Exercise task: Retype the entries, please, from their first line to the line containing "const leftTicks = [0,100,200,300,400,500];", exactly and only those lines, minus the pictures.

Provided entries:
-=-=-

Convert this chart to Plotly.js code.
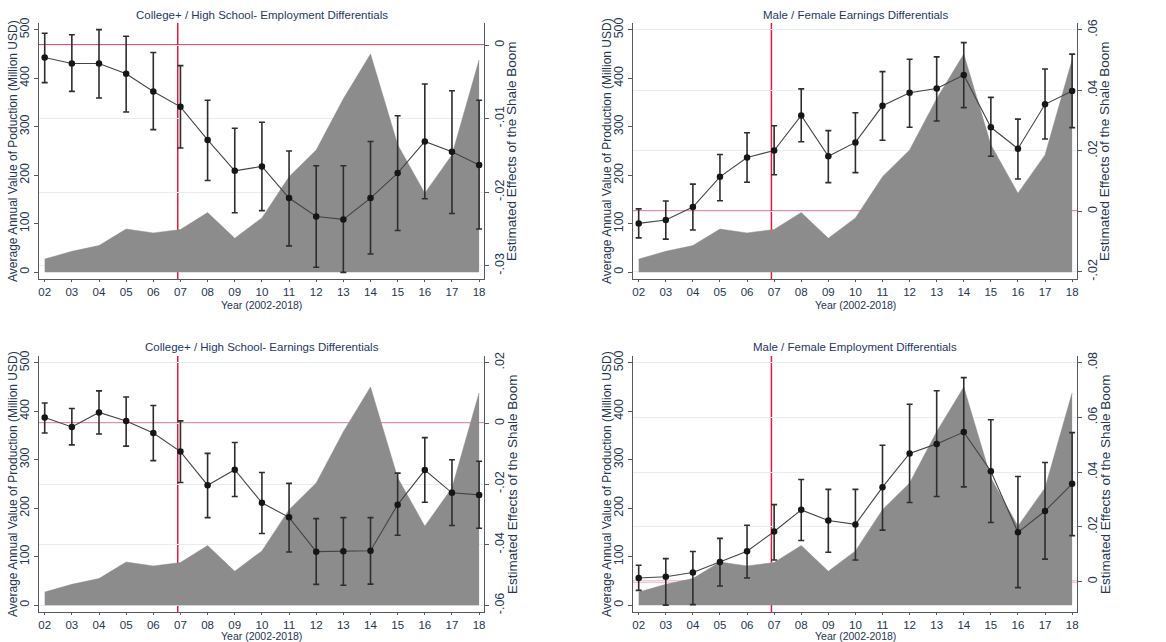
<!DOCTYPE html>
<html>
<head>
<meta charset="utf-8">
<script src="https://cdn.plot.ly/plotly-3.0.1.min.js"></script>
<style>html,body{margin:0;padding:0;background:#fff;}#chart{width:1166px;height:642px;}</style>
</head>
<body>
<div id="chart"></div>
<script>
// ---------- data ----------
const years = [2002,2003,2004,2005,2006,2007,2008,2009,2010,2011,2012,2013,2014,2015,2016,2017,2018];
const yearLabels = ['02','03','04','05','06','07','08','09','10','11','12','13','14','15','16','17','18'];
// Average annual value of production (Million USD)
const production = [27,43,55,89,81,88,123,70,112,197,252,358,450,263,163,242,438];

const panelTitles = [
  'College+ / High School- Employment Differentials',
  'Male / Female Earnings Differentials',
  'College+ / High School- Earnings Differentials',
  'Male / Female Employment Differentials'
];
const leftTitles = [
  'Average Annual Value of Poduction (Million USD)',
  'Average Annual Value of Production (Million USD)',
  'Average Annual Value of Production (Million USD)',
  'Average Annual Value of Production (Million USD)'
];
const rightTitle = 'Estimated Effects of the Shale Boom';
const xTitle = 'Year (2002-2018)';
const leftTicks = [0,100,200,300,400,500];

// College+/HS employment
const eduEmp   = [-0.0017,-0.0025,-0.0025,-0.0039,-0.0063,-0.0084,-0.0129,-0.0171,-0.0165,-0.0208,-0.0233,-0.0237,-0.0208,-0.0174,-0.0131,-0.0145,-0.0163];
const eduEmpHi = [0.0016,0.0014,0.0021,0.0012,-0.0010,-0.0028,-0.0075,-0.0113,-0.0105,-0.0144,-0.0164,-0.0164,-0.0131,-0.0096,-0.0053,-0.0062,-0.0075];
const eduEmpLo = [-0.0051,-0.0063,-0.0072,-0.0091,-0.0115,-0.0140,-0.0184,-0.0228,-0.0225,-0.0273,-0.0302,-0.0309,-0.0284,-0.0252,-0.0209,-0.0229,-0.0250];
const eduEmpTicks = [0,-0.01,-0.02,-0.03];
const eduEmpTickText = ['0','-.01','-.02','-.03'];

// Male/Female earnings
const sexEarn   = [-0.0040,-0.0029,0.0014,0.0114,0.0178,0.0201,0.0317,0.0182,0.0228,0.0349,0.0392,0.0406,0.0451,0.0278,0.0207,0.0354,0.0398];
const sexEarnHi = [0.0008,0.0034,0.0090,0.0188,0.0260,0.0283,0.0405,0.0267,0.0326,0.0462,0.0503,0.0511,0.0558,0.0377,0.0305,0.0471,0.0520];
const sexEarnLo = [-0.0088,-0.0092,-0.0062,0.0035,0.0096,0.0121,0.0230,0.0095,0.0128,0.0235,0.0278,0.0299,0.0343,0.0182,0.0107,0.0239,0.0277];
const sexEarnTicks = [-0.02,0,0.02,0.04,0.06];
const sexEarnTickText = ['-.02','0','.02','.04','.06'];

// College+/HS earnings
const eduEarn   = [0.0019,-0.0012,0.0036,0.0008,-0.0032,-0.0093,-0.0204,-0.0153,-0.0262,-0.0310,-0.0423,-0.0422,-0.0420,-0.0268,-0.0154,-0.0229,-0.0236];
const eduEarnHi = [0.0067,0.0049,0.0107,0.0087,0.0059,0.0008,-0.0099,-0.0063,-0.0162,-0.0198,-0.0314,-0.0311,-0.0311,-0.0164,-0.0047,-0.0120,-0.0125];
const eduEarnLo = [-0.0032,-0.0071,-0.0035,-0.0075,-0.0123,-0.0195,-0.0311,-0.0241,-0.0363,-0.0424,-0.0531,-0.0534,-0.0530,-0.0369,-0.0260,-0.0337,-0.0346];
const eduEarnTicks = [0.02,0,-0.02,-0.04,-0.06];
const eduEarnTickText = ['.02','0','-.02','-.04','-.06'];

// Male/Female employment
const sexEmp   = [0.0013,0.0018,0.0033,0.0072,0.0111,0.0183,0.0262,0.0223,0.0209,0.0345,0.0468,0.0503,0.0546,0.0403,0.0180,0.0258,0.0357];
const sexEmpHi = [0.0060,0.0084,0.0110,0.0158,0.0206,0.0281,0.0373,0.0337,0.0337,0.0498,0.0648,0.0697,0.0745,0.0591,0.0384,0.0435,0.0544];
const sexEmpLo = [-0.0032,-0.0086,-0.0084,-0.0016,0.0013,0.0079,0.0150,0.0107,0.0079,0.0188,0.0289,0.0311,0.0346,0.0216,-0.0022,0.0082,0.0168];
const sexEmpTicks = [0,0.02,0.04,0.06,0.08];
const sexEmpTickText = ['0','.02','.04','.06','.08'];

const boomYear = 2006.9;

// ---------- layout ----------
const W = 1166, H = 642;
const panels = [
  {est: eduEmp,  hi: eduEmpHi,  lo: eduEmpLo,  ticks: eduEmpTicks,  tt: eduEmpTickText,  rr: [-0.0318, 0.0030], px: [39,484],  py: [23,279],  ty: 15,  xt: 305, lt: 13,  rt: 512},
  {est: sexEarn, hi: sexEarnHi, lo: sexEarnLo, ticks: sexEarnTicks, tt: sexEarnTickText, rr: [-0.0224, 0.0623], px: [633,1077], py: [23,279],  ty: 15,  xt: 305, lt: 607, rt: 1105},
  {est: eduEarn, hi: eduEarnHi, lo: eduEarnLo, ticks: eduEarnTicks, tt: eduEarnTickText, rr: [-0.0622, 0.0222], px: [39,484],  py: [356,612], ty: 347, xt: 636, lt: 13,  rt: 512},
  {est: sexEmp,  hi: sexEmpHi,  lo: sexEmpLo,  ticks: sexEmpTicks,  tt: sexEmpTickText,  rr: [-0.0111, 0.0824], px: [633,1077], py: [356,612], ty: 347, xt: 636, lt: 607, rt: 1105}
];

const font = 'Liberation Sans, Arial, sans-serif';
const tickColor = '#243552';
const axisColor = '#555a60';
const red = '#e8173f';

const data = [];
const layout = {
  width: W, height: H,
  margin: {l:0, r:0, t:0, b:0},
  paper_bgcolor: '#fff', plot_bgcolor: 'rgba(0,0,0,0)',
  showlegend: false,
  font: {family: font, size: 12, color: tickColor},
  annotations: [], shapes: []
};

function ann(x, y, text, size, color, angle) {
  return {xref: 'paper', yref: 'paper', x: x / W, y: 1 - y / H,
    xanchor: 'center', yanchor: 'middle', showarrow: false, textangle: angle || 0,
    borderpad: 0, text: text, font: {family: font, size: size, color: color}};
}

panels.forEach((p, i) => {
  const n = i + 1;
  const xa = 'x' + n, yl = 'y' + (2*n - 1), yr = 'y' + (2*n);
  const xaKey = 'xaxis' + n, ylKey = 'yaxis' + (2*n - 1), yrKey = 'yaxis' + (2*n);
  const xd = [p.px[0]/W, p.px[1]/W];
  const yd = [1 - p.py[1]/H, 1 - p.py[0]/H];

  data.push({
    type: 'scatter', mode: 'lines', x: years, y: production,
    xaxis: xa, yaxis: yl, fill: 'tozeroy', fillcolor: '#8c8c8c',
    line: {color: '#8c8c8c', width: 0.5}, hoverinfo: 'skip'
  });
  data.push({
    type: 'scatter', mode: 'lines+markers', x: years, y: p.est,
    xaxis: xa, yaxis: yr,
    line: {color: '#444444', width: 1.1},
    marker: {color: '#161616', size: 6.5},
    error_y: {type: 'data', symmetric: false,
      array: p.hi.map((h, k) => h - p.est[k]),
      arrayminus: p.lo.map((l, k) => p.est[k] - l),
      color: '#2e2e2e', thickness: 1.6, width: 3}
  });

  layout[xaKey] = {
    domain: xd, anchor: yl, range: [2001.79, 2018.18],
    tickmode: 'array', tickvals: years, ticktext: yearLabels,
    showgrid: false, zeroline: false, showline: true, linecolor: axisColor, linewidth: 1,
    ticks: 'outside', ticklen: 2, tickcolor: axisColor,
    tickfont: {family: font, size: 11.5, color: tickColor}
  };
  layout[ylKey] = {
    domain: yd, anchor: xa, range: [-14, 514],
    tickmode: 'array', tickvals: leftTicks, ticktext: leftTicks.map(String),
    tickangle: -90, showgrid: false, zeroline: false,
    showline: true, linecolor: axisColor, linewidth: 1,
    ticks: 'outside', ticklen: 4, tickcolor: axisColor,
    tickfont: {family: font, size: 12.5, color: tickColor}
  };
  layout[yrKey] = {
    domain: yd, anchor: xa, overlaying: yl, side: 'right', range: p.rr,
    tickmode: 'array', tickvals: p.ticks, ticktext: p.tt,
    tickangle: -90, showgrid: true, gridcolor: '#e4edf1', gridwidth: 1, zeroline: false,
    showline: true, linecolor: axisColor, linewidth: 1,
    ticks: 'outside', ticklen: 4, tickcolor: axisColor,
    tickfont: {family: font, size: 12.5, color: tickColor}
  };

  const cx = (p.px[0] + p.px[1]) / 2, cy = (p.py[0] + p.py[1]) / 2;
  layout.annotations.push(ann(cx, p.ty, panelTitles[i], 11.5, '#1f3766', 0));
  layout.annotations.push(ann(cx, p.xt, xTitle, 10.5, tickColor, 0));
  layout.annotations.push(ann(p.lt, cy, leftTitles[i], 12, tickColor, -90));
  layout.annotations.push(ann(p.rt, cy, rightTitle, 13.5, tickColor, -90));

  layout.shapes.push({
    type: 'line', layer: 'below', xref: xa + ' domain', yref: yr,
    x0: 0, x1: 1, y0: 0, y1: 0, line: {color: red, width: 1.5}
  });
  layout.shapes.push({
    type: 'line', layer: 'below', xref: xa, yref: yl + ' domain',
    x0: boomYear, x1: boomYear, y0: 0, y1: 1, line: {color: red, width: 1.5}
  });
});

Plotly.newPlot('chart', data, layout, {displayModeBar: false, staticPlot: true});
</script>
</body>
</html>
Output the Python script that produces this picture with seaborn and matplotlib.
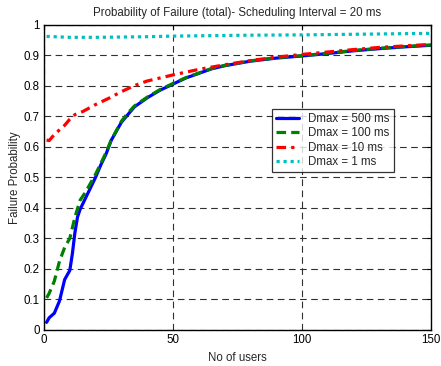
import matplotlib
matplotlib.use("Agg")
import matplotlib.pyplot as plt
import seaborn as sns
import pandas as pd

# ---- data ----
x_500 = [1, 2, 4, 6, 8, 10, 11, 12, 13, 14, 16, 18, 20, 22, 24, 26, 28, 30, 32, 35,
         40, 45, 50, 55, 60, 65, 70, 80, 90, 100, 110, 120, 130, 140, 150]
y_500 = [0.025, 0.04, 0.055, 0.095, 0.165, 0.195, 0.25, 0.32, 0.37, 0.395, 0.43, 0.465,
         0.50, 0.54, 0.575, 0.62, 0.65, 0.68, 0.70, 0.73, 0.76, 0.785, 0.805, 0.825,
         0.84, 0.855, 0.865, 0.88, 0.89, 0.897, 0.905, 0.914, 0.921, 0.927, 0.932]

x_100 = [1, 2, 4, 6, 8, 10, 12, 14, 16, 18, 20, 22, 24, 26, 28, 30, 32, 35,
         40, 45, 50, 55, 60, 65, 70, 80, 90, 100, 110, 120, 130, 140, 150]
y_100 = [0.105, 0.12, 0.16, 0.225, 0.27, 0.30, 0.37, 0.425, 0.45, 0.48, 0.51, 0.545,
         0.58, 0.62, 0.652, 0.683, 0.705, 0.733, 0.762, 0.787, 0.807, 0.826,
         0.841, 0.856, 0.866, 0.881, 0.891, 0.898, 0.906, 0.915, 0.922, 0.928, 0.933]

x_10 = [1, 2, 4, 6, 8, 10, 12, 15, 20, 25, 30, 35, 40, 45, 50, 60, 70, 80, 90,
        100, 110, 120, 130, 140, 150]
y_10 = [0.622, 0.62, 0.64, 0.655, 0.67, 0.69, 0.705, 0.715, 0.738, 0.758, 0.78, 0.80,
        0.815, 0.825, 0.835, 0.853, 0.868, 0.882, 0.893, 0.902, 0.91, 0.918, 0.925,
        0.93, 0.935]

x_1 = [1, 10, 20, 30, 40, 50, 60, 80, 100, 120, 150]
y_1 = [0.961, 0.958, 0.958, 0.959, 0.96, 0.962, 0.963, 0.965, 0.966, 0.968, 0.971]

labels = ["Dmax = 500 ms", "Dmax = 100 ms", "Dmax = 10 ms", "Dmax = 1 ms"]
colors = ["#0000ff", "#008000", "#ff0000", "#00bfbf"]
styles = ["-", (0, (3.0, 1.6)), (0, (3.0, 1.6, 1.0, 1.6)), (0, (1.0, 1.2))]

series = [(x_500, y_500), (x_100, y_100), (x_10, y_10), (x_1, y_1)]

sns.set_style("white")
plt.rcParams['font.family'] = ['Liberation Sans', 'DejaVu Sans']

FS = 8.3

fig = plt.figure(figsize=(4.41, 3.66), dpi=100)
ax = fig.add_axes([44/441, 1 - 330/366, (431 - 44)/441, (330 - 24.5)/366])

for (xs, ys), lab, col, ls in zip(series, labels, colors, styles):
    df = pd.DataFrame({"users": xs, "p": ys})
    sns.lineplot(data=df, x="users", y="p", ax=ax, color=col, linewidth=2.3,
                 label=lab, linestyle=ls)

ax.set_xlim(0, 150)
ax.set_ylim(0, 1)
ax.set_xticks([0, 50, 100, 150])
ax.set_yticks([0, 0.1, 0.2, 0.3, 0.4, 0.5, 0.6, 0.7, 0.8, 0.9, 1])
ax.set_yticklabels(["0", "0.1", "0.2", "0.3", "0.4", "0.5", "0.6", "0.7", "0.8", "0.9", "1"])
ax.tick_params(direction="in", length=3, width=0.8, labelsize=FS, colors="black",
               top=True, right=True, pad=3)
ax.grid(True, color="#303030", linestyle=(0, (6, 4)), linewidth=0.8)
for sp in ax.spines.values():
    sp.set_color("black")
    sp.set_linewidth(1.0)

ax.set_xlabel("No of users", fontsize=FS, labelpad=4)
ax.set_ylabel("Failure Probability", fontsize=FS, labelpad=2)
ax.set_title("Probability of Failure (total)- Scheduling Interval = 20 ms", fontsize=FS, pad=6)

leg = ax.legend(loc="upper left", bbox_to_anchor=((272 - 44)/387, (330 - 109)/305.5),
                fontsize=FS, frameon=True, fancybox=False, handlelength=2.0,
                borderpad=0.35, labelspacing=0.2, handletextpad=0.8, borderaxespad=0)
leg.get_frame().set_edgecolor("black")
leg.get_frame().set_linewidth(0.9)

fig.savefig("out.png", dpi=100)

-=-=-

Problem solution:
Convert this chart to Plotly.js code.
<!DOCTYPE html>
<html>
<head>
<meta charset="utf-8">
<script src="https://cdn.plot.ly/plotly-3.0.1.min.js"></script>
<style>html,body{margin:0;padding:0;background:#fff;}#chart{width:1166px;height:642px;}</style>
</head>
<body>
<div id="chart"></div>
<script>
// ---------- data ----------
const years = [2002,2003,2004,2005,2006,2007,2008,2009,2010,2011,2012,2013,2014,2015,2016,2017,2018];
const yearLabels = ['02','03','04','05','06','07','08','09','10','11','12','13','14','15','16','17','18'];
// Average annual value of production (Million USD)
const production = [27,43,55,89,81,88,123,70,112,197,252,358,450,263,163,242,438];

const panelTitles = [
  'College+ / High School- Employment Differentials',
  'Male / Female Earnings Differentials',
  'College+ / High School- Earnings Differentials',
  'Male / Female Employment Differentials'
];
const leftTitles = [
  'Average Annual Value of Poduction (Million USD)',
  'Average Annual Value of Production (Million USD)',
  'Average Annual Value of Production (Million USD)',
  'Average Annual Value of Production (Million USD)'
];
const rightTitle = 'Estimated Effects of the Shale Boom';
const xTitle = 'Year (2002-2018)';
const leftTicks = [0,100,200,300,400,500];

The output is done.